In the 1975 constitutional convention elections, he was elected to represent South Down for the Ulster Unionist Party.[16]

Notes

  1. Robert Fisk, The Point of No Return, The Strike which broke the British in Ulster, André Deutsch, 1975, pp 44-45.
  2. Robert Fisk, The Point of No Return, The Strike which broke the British in Ulster, André Deutsch, 1975, pp 44-45.
  3. The Northern Ireland Conflict Related Artefacts Database, CAIN, University of Ulster, accessed 4 August 2009.
  4. W.D. Flackes, Sydney Elliot, Northern Ireland: A Political Directory 1968-88, Blackstaff Press, 1989, p.86.
  5. Robert Fisk, The Point of No Return, The Strike which broke the British in Ulster, André Deutsch, 1975, p.67.

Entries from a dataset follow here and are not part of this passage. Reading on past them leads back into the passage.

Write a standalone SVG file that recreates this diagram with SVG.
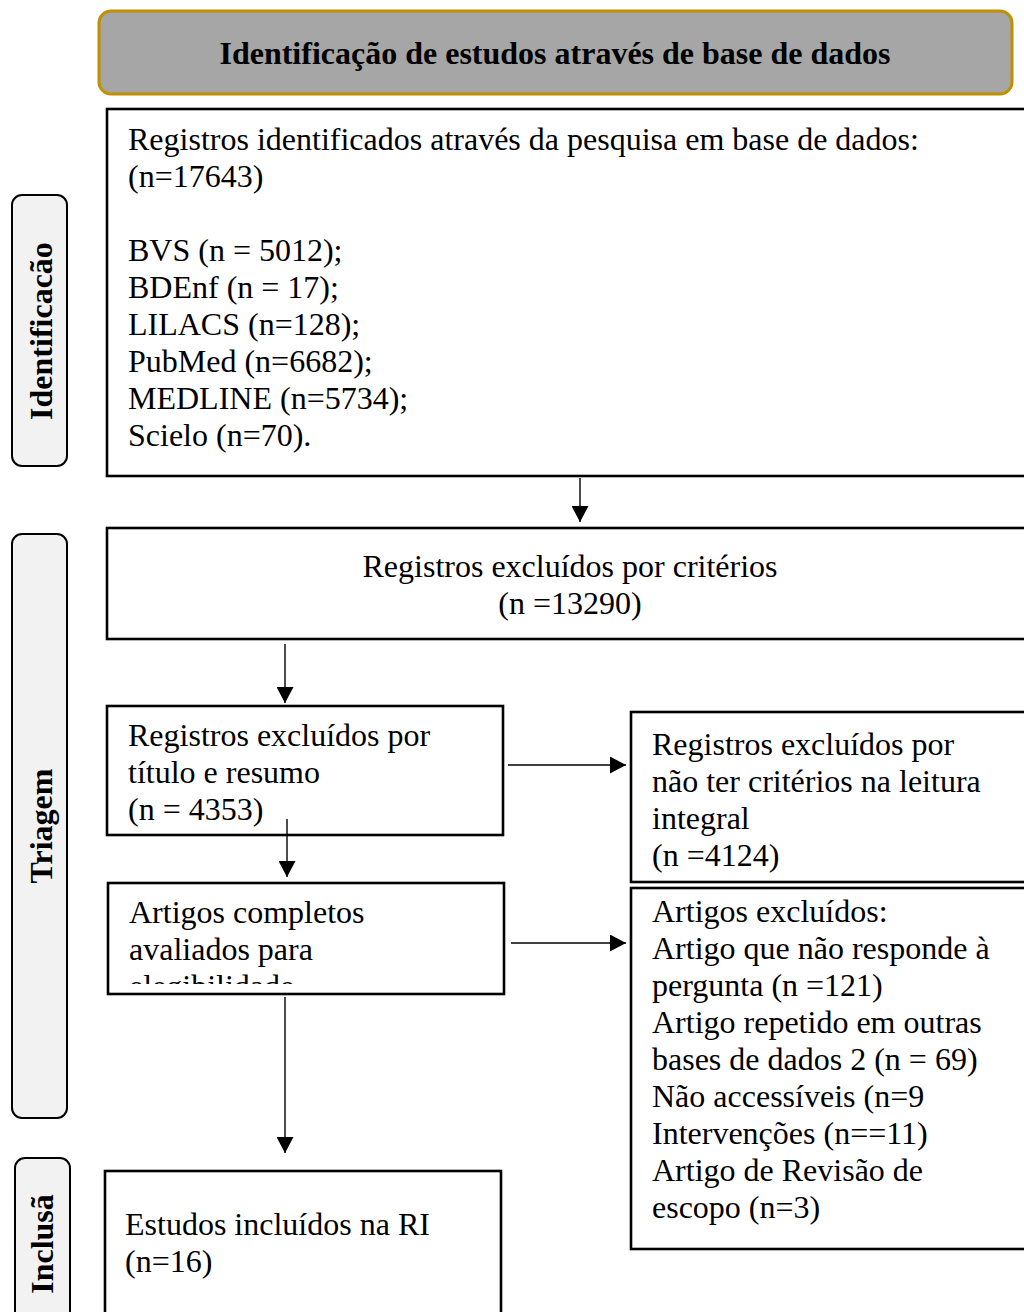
<svg xmlns="http://www.w3.org/2000/svg" width="1024" height="1312" viewBox="0 0 1024 1312">
<style>
.box{fill:#fff;stroke:#000;stroke-width:2.6}
.lab{fill:#f2f2f2;stroke:#000;stroke-width:2}
.t{font-family:"Liberation Serif","Times New Roman",serif;font-size:32px;fill:#000}
.b{font-family:"Liberation Serif","Times New Roman",serif;font-size:32px;font-weight:bold;fill:#000}
.c{stroke:#000;stroke-width:1.4;fill:none;marker-end:url(#ah)}
</style>
<defs>
<marker id="ah" markerUnits="userSpaceOnUse" markerWidth="16" markerHeight="17" refX="16" refY="8.5" orient="auto">
<path d="M0,0 L16,8.5 L0,17 z" fill="#000"/>
</marker>
<clipPath id="clip4"><rect x="108" y="884" width="396" height="100"/></clipPath>
</defs>
<g id="header">
<rect x="99" y="11" width="913" height="83" rx="12" fill="#a6a6a6" stroke="#bf9000" stroke-width="3"/>
<text class="b" x="555" y="64" text-anchor="middle">Identificação de estudos através de base de dados</text>
</g>
<g id="lab-identificacao">
<rect class="lab" x="12" y="195" width="55" height="271" rx="10"/>
<text class="b" transform="translate(52,331) rotate(-90)" text-anchor="middle">Identificacão</text>
</g>
<g id="lab-triagem">
<rect class="lab" x="12" y="534" width="55" height="584" rx="10"/>
<text class="b" transform="translate(52,826) rotate(-90)" text-anchor="middle">Triagem</text>
</g>
<g id="lab-inclusao">
<rect class="lab" x="15" y="1158" width="55" height="200" rx="10"/>
<text class="b" transform="translate(53,1244) rotate(-90)" text-anchor="middle">Inclusã</text>
</g>
<g id="box-registros">
<rect class="box" x="107" y="109" width="940" height="367"/>
<text class="t" x="128" y="150">Registros identificados através da pesquisa em base de dados:</text>
<text class="t" x="128" y="187">(n=17643)</text>
<text class="t" x="128" y="261">BVS (n = 5012);</text>
<text class="t" x="128" y="298">BDEnf (n = 17);</text>
<text class="t" x="128" y="335">LILACS (n=128);</text>
<text class="t" x="128" y="372">PubMed (n=6682);</text>
<text class="t" x="128" y="409">MEDLINE (n=5734);</text>
<text class="t" x="128" y="446">Scielo (n=70).</text>
</g>
<g id="box-criterios">
<rect class="box" x="107" y="528" width="940" height="111"/>
<text class="t" x="570" y="577" text-anchor="middle">Registros excluídos por critérios</text>
<text class="t" x="570" y="614" text-anchor="middle">(n =13290)</text>
</g>
<g id="box-titulo">
<rect class="box" x="107" y="706" width="396" height="129"/>
<text class="t" x="128" y="746">Registros excluídos por</text>
<text class="t" x="128" y="783">título e resumo</text>
<text class="t" x="128" y="820">(n = 4353)</text>
</g>
<g id="box-artigos">
<rect class="box" x="108" y="883" width="396" height="111"/>
<g clip-path="url(#clip4)">
<text class="t" x="129" y="923">Artigos completos</text>
<text class="t" x="129" y="960">avaliados para</text>
<text class="t" x="129" y="997">elegibilidade</text>
</g>
</g>
<g id="box-estudos">
<rect class="box" x="105" y="1171" width="396" height="200"/>
<text class="t" x="125" y="1235">Estudos incluídos na RI</text>
<text class="t" x="125" y="1272">(n=16)</text>
</g>
<g id="box-leitura">
<rect class="box" x="631" y="712" width="420" height="170"/>
<text class="t" x="652" y="755">Registros excluídos por</text>
<text class="t" x="652" y="792">não ter critérios na leitura</text>
<text class="t" x="652" y="829">integral</text>
<text class="t" x="652" y="866">(n =4124)</text>
</g>
<g id="box-excluidos">
<rect class="box" x="631" y="888" width="420" height="361"/>
<text class="t" x="652" y="922">Artigos excluídos:</text>
<text class="t" x="652" y="959">Artigo que não responde à</text>
<text class="t" x="652" y="996">pergunta (n =121)</text>
<text class="t" x="652" y="1033">Artigo repetido em outras</text>
<text class="t" x="652" y="1070">bases de dados 2 (n = 69)</text>
<text class="t" x="652" y="1107">Não accessíveis (n=9</text>
<text class="t" x="652" y="1144">Intervenções (n==11)</text>
<text class="t" x="652" y="1181">Artigo de Revisão de</text>
<text class="t" x="652" y="1218">escopo (n=3)</text>
</g>
<g id="connectors">
<line class="c" x1="580" y1="478" x2="580" y2="522"/>
<line class="c" x1="285" y1="644" x2="285" y2="703"/>
<line class="c" x1="508" y1="765" x2="626" y2="765"/>
<line class="c" x1="287" y1="819" x2="287" y2="877"/>
<line class="c" x1="511" y1="943" x2="626" y2="943"/>
<line class="c" x1="285" y1="997" x2="285" y2="1153"/>
</g>
</svg>
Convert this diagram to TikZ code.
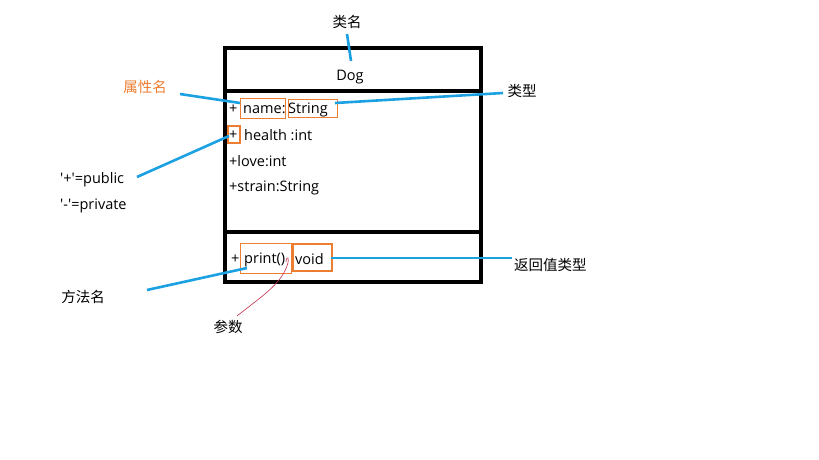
\documentclass[tikz,border=0pt]{standalone}
\usepackage{fontspec}
\newfontfamily\lat{Open Sans}
\newfontfamily\cjk{Noto Sans CJK SC}
\definecolor{cyanline}{HTML}{1BA1E2}
\definecolor{orangebox}{HTML}{ED7D31}
\definecolor{redcurve}{HTML}{C0304A}
\begin{document}
\begin{tikzpicture}[x=1pt,y=-1pt,
  txt/.style={inner sep=0pt,yshift=-1.5pt,font=\lat\fontsize{14.5}{16}\selectfont,text=black},
  cn/.style={inner sep=0pt,font=\cjk\fontsize{14.5}{16}\selectfont,text=black},
  umlbox/.style={draw=black,line width=4pt},
  link/.style={draw=cyanline,line width=2.6pt},
  thinbox/.style={draw=orangebox,line width=0.8pt},
  thickbox/.style={draw=orangebox,line width=2.6pt}]
\useasboundingbox (0,0) rectangle (819,460);
% UML box
\draw[umlbox] (225,48) rectangle (481,282);
\draw[umlbox] (225,91) -- (481,91);
\draw[umlbox] (225,232) -- (481,232);
% text in box
\node[txt] (dog) at (350,76) {Dog};
\node[txt,anchor=west] (plus1) at (229,108) {+};
\node[txt,anchor=west] (name) at (243,108) {name:};
\node[txt,anchor=west] (string) at (288,108) {String};
\node[txt,anchor=west] (plus2) at (229,134) {+};
\node[txt,anchor=west] (health) at (244,134) {health :int};
\node[txt,anchor=west] (love) at (229,160) {+love:int};
\node[txt,anchor=west] (strain) at (229,186) {+strain:String};
\node[txt,anchor=west] (plus3) at (231,258) {+};
\node[txt,anchor=west] (print) at (244,258) {print()};
\node[txt,anchor=west] (void) at (295,258) {void};
% orange boxes
\draw[thinbox] (240,98) rectangle (285,118);
\draw[thinbox] (288,99) rectangle (337,117);
\draw[thickbox] (228,126) rectangle (240,143);
\draw[thinbox] (240,243) rectangle (291,273);
\draw[thickbox] (293,244) rectangle (332,271);
% labels
\node[cn] (leiming) at (347,22) {类名};
\node[cn,text=orangebox] (shuxing) at (145,87) {属性名};
\node[cn] (leixing) at (522,91) {类型};
\node[txt,anchor=west] (public) at (60,178) {'+'=public};
\node[txt,anchor=west] (private) at (60,204) {'-'=private};
\node[cn] (fangfa) at (83,297) {方法名};
\node[cn] (canshu) at (228,327) {参数};
\node[cn,anchor=west] (fanhui) at (514,265) {返回值类型};
% connectors
\coordinate (c1) at (351,61);
\draw[link] (347,34) -- (c1);
\coordinate (c2) at (240,103);
\draw[link] (180,94) -- (c2);
\draw[link] (335,103) -- (503,93);
\draw[link] (137,177) -- (229,136);
\draw[link] (147,290) -- (247,268);
\draw[link] (331,258) -- (512,258);
\draw[redcurve,line width=0.6pt] (237,316) .. controls (262,296) and (280,285) .. (287,266)
   .. controls (290,258) and (287,254) .. (286,262);
\end{tikzpicture}
\end{document}
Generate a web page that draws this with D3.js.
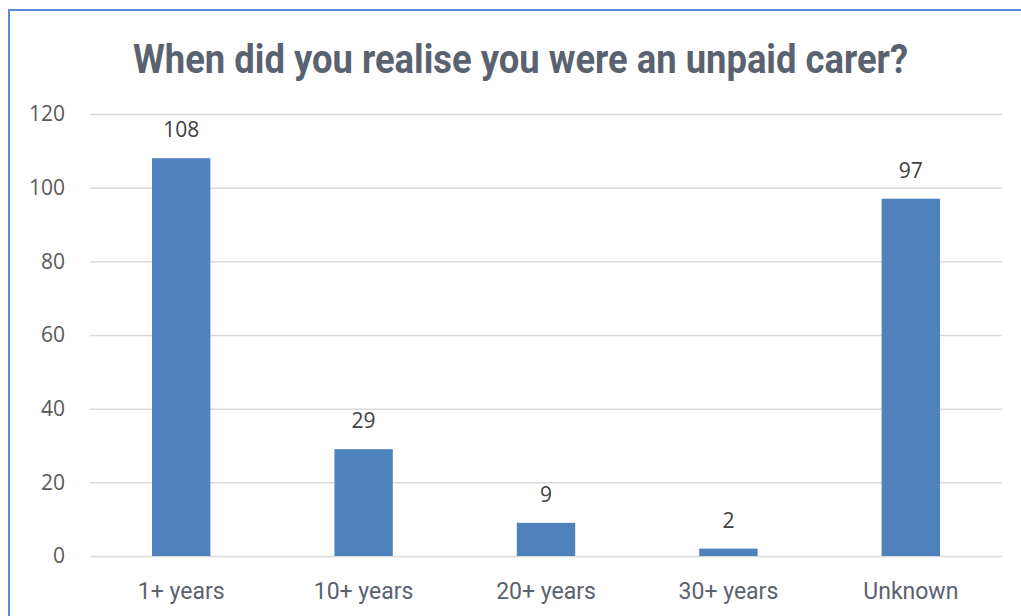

  6. Robert Fisk, The Point of No Return, The Strike which broke the British in Ulster, André Deutsch, 1975, p.227.
  7. W.D. Flackes, Sydney Elliot, Northern Ireland: A Political Directory 1968-88, Blackstaff Press, 1989, p.86.
  8. W.D. Flackes, Sydney Elliot, Northern Ireland: A Political Directory 1968-88, Blackstaff Press, 1989, p.86.
  9. W.D. Flackes, Sydney Elliot, Northern Ireland: A Political Directory 1968-88, Blackstaff Press, 1989, p.86.
  10. Robert Fisk, The Point of No Return, The Strike which broke the British in Ulster, André Deutsch, 1975, pp 44-45.
  11. Robert Fisk, The Point of No Return, The Strike which broke the British in Ulster, André Deutsch, 1975, p.94.
  12. Robert Fisk, The Point of No Return, The Strike which broke the British in Ulster, André Deutsch, 1975, p.102.
  13. Robert Fisk, The Point of No Return, The Strike which broke the British in Ulster, André Deutsch, 1975, p.102.
  14. Robert Fisk, The Point of No Return, The Strike which broke the British in Ulster, André Deutsch, 1975, p.223.
  15. W.D. Flackes, Sydney Elliot, Northern Ireland: A Political Directory 1968-88, Blackstaff Press, 1989, p.86.
  16. W.D. Flackes, Sydney Elliot, Northern Ireland: A Political Directory 1968-88, Blackstaff Press, 1989, p.86.